Sam Hartzmark: The Dividend Mistake Most Investors Still Make
By The Meb Faber Show
Key Concepts
- Free Dividends Fallacy: The common misconception that a dividend payment is "free money" and that the stock price does not drop by the amount of the dividend.
- Total Return: The sum of price appreciation and dividends; the only accurate metric for evaluating investment performance.
- Dividend Juicing: An active strategy where funds trade in and out of stocks around the ex-dividend date to capture multiple dividend payments, often resulting in higher tax bills and lower net performance.
- Homemade Dividends: The concept that an investor can create their own "dividend" by selling a portion of their stock holdings, which is economically equivalent to receiving a cash dividend.
- Dividend Disconnect: The tendency for investors to view dividends as an independent income stream separate from the total value of their investment, often leading to poor decision-making.
- Deontological vs. Utilitarian Investing: The difference between investing based on moral preferences (e.g., avoiding "sin" stocks) versus investing to achieve a specific real-world outcome (e.g., reducing global emissions).
1. The "Free Dividends" Fallacy
Professor Sam Hartzmark highlights a fundamental misunderstanding in the retail investor community: the belief that dividends are an "allowance" that does not impact the stock price.
- The Reality: In efficient markets, when a dividend is paid, the stock price drops by approximately the amount of the dividend. The investor is not inherently wealthier; they simply hold a combination of cash and a lower-priced asset.
- Downstream Consequences: This fallacy leads investors to "spend" their dividends (e.g., for vacations) rather than reinvesting them, which significantly hampers long-term compounding. It also drives demand for high-yield products that may be tax-inefficient or carry higher management fees.
2. Market Dynamics and Investor Behavior
- Price Pressure: Because many investors seek dividends, there is often a "run-up" in stock prices leading up to the ex-dividend date, followed by a reversal. This creates a cycle of buying at inflated prices and selling at depressed prices, leading to systematic underperformance for those chasing yield.
- The "Juicing" Strategy: Some mutual funds engage in "closet juicing," where they actively trade to capture dividends from multiple companies.
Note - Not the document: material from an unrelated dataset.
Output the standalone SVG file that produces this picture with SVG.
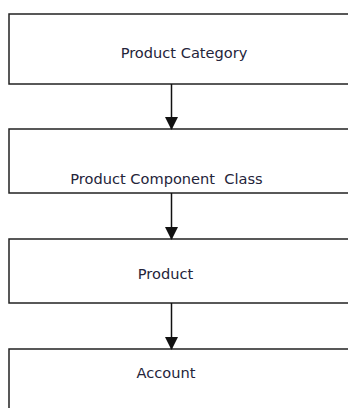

Hartzmark notes that while this increases the salient dividend yield—which attracts investors—it often results in higher tax liabilities and lower total returns.
- Reporting Bias: Most financial media and brokerage statements display price indices rather than total return indices. This causes investors to perceive market performance incorrectly, often ignoring the 2–3% contribution of dividends to total returns.
3. Research Findings and Methodologies
- The German Study: Hartzmark and his colleagues conducted an intervention with German investors to teach them the "dividend irrelevance" theory. After learning that prices drop by the dividend amount, the percentage of investors who reinvested their dividends increased from near-zero to approximately 50%.
- Market Beta: Research shows that market betas are often driven by the price-change component of the market rather than total returns, because investors are conditioned to look at the price index.
- Sustainable Investing: Hartzmark’s research with Kelly Shu suggests that divestment strategies (avoiding "brown" firms) are unlikely to reduce global emissions. Because green firms are already low-emission, and brown firms often increase emissions when capital-constrained, the strategy may be counterproductive.
4. Key Arguments and Perspectives
- Total Return Focus: Hartzmark argues that the "most boring slide in finance"—the definition of total return—is the most important. Investors should prioritize total after-tax returns over the psychological comfort of a cash payout.
- The "Homemade Dividend" Framework: To test if an investor truly needs income, they should ask: "If I didn't receive this dividend, would I sell 1% of my portfolio to generate this cash?" If the answer is no, the investor is likely falling for the dividend fallacy.
- Buybacks vs. Dividends: While buybacks are theoretically equivalent to dividends, they are often better understood by management and allow for more flexible capital allocation. However, they are frequently misunderstood by the public and politicians.
5. Notable Quotes
- "There is a very big difference between wanting to make an investment because you think dividend payment is a characteristic that predicts performance... and a totally separate bin of 'I like the cash payout itself just for the cash payout.'" — Sam Hartzmark
- "The rules that let us leave the grocery store with our sanity intact... end up just not being very good rules for trading in financial markets." — Sam Hartzmark
6. Synthesis and Conclusion
The primary takeaway is that investors must shift their focus from "dividend yield" to "total return." The obsession with dividends is largely a behavioral quirk fueled by the salience of cash payments and the lack of proper education on how dividends mechanically affect stock prices. For taxable investors, the most efficient path is often to avoid unnecessary distributions. Furthermore, when engaging in social or moral investing, investors should prioritize utilitarian outcomes (actual impact) over deontological choices (moral signaling) to ensure their capital is effectively deployed.